What a neat little horror movie.  “Monster” (2016) is unencumbered by any sort of belabored mystery or backstory — or even the need for familiarity with werewolf or vampire lore.  Its title baddie appears to simply be a horrible, nameless, forest-dwelling predator that waylays and assails a mother and her young daughter along a lonely highway at night.  The story’s simplicity alone makes it interesting.

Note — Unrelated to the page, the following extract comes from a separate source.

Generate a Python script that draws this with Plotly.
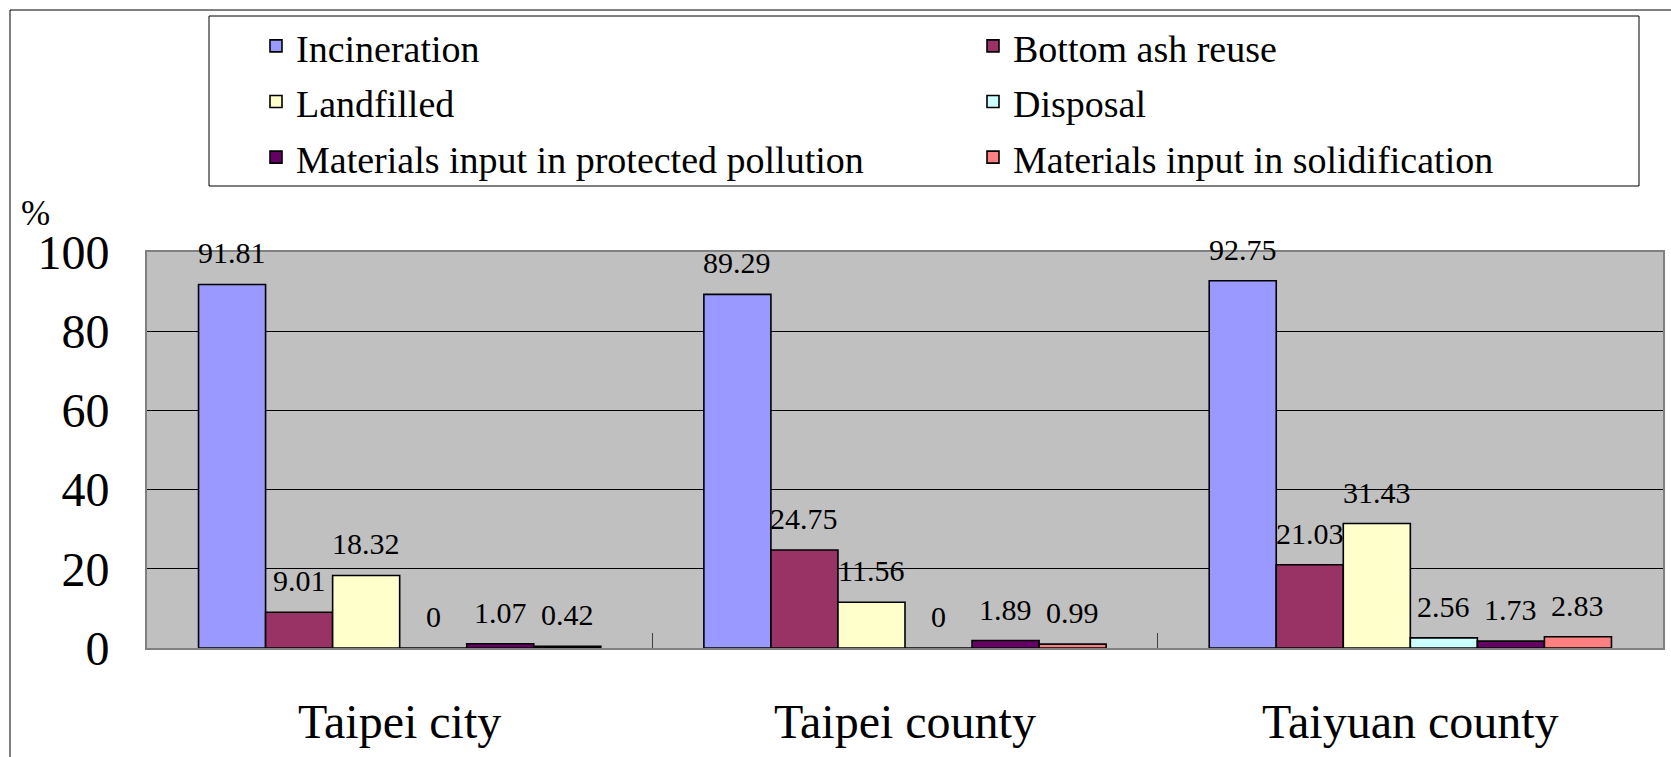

And it’s a well crafted, thoughtful story.  It focuses heavily on its characters while its plot-driving antagonist is concealed in the rainswept woods, and the movie’s extensive use of flashbacks isn’t too jarring and is generally very good.  We see two interwoven stories — the first is a bare-bones scary campfire tale, while the second is about a mother-daughter relationship effectively destroyed by alcoholism.  The flashbacks do not feel like filler, nor are they maudlin.  They pack a decent enough emotional punch and, despite being sparsely scripted, they seem to reflect a sophisticated understanding of alcoholism on the part of screenwriter and director Bryan Bertino.

Bertino also shot this movie beautifully, making the most of its primary location on a rainy rural road.  It looks just great, and the isolated, pretty and nearly surreal environment here lends itself well to the movie’s horror elements.

The many positive reviews for “The Monster” point to a great performance by Zoe Kazan; I definitely agree with them.  Equal credit, I think, should go to 15-year-old Ella Ballentine (who is playing a much younger character here).  She brings a mixture of vulnerability and intensity to her role …  I actually think Bertino could have improved his story somewhat by allowing her to have a bit more pathos, and having her fight a bit more — both against her mother and against the monster.  In the latter half of the movie, she does feel underused when depicted only as an imperiled child.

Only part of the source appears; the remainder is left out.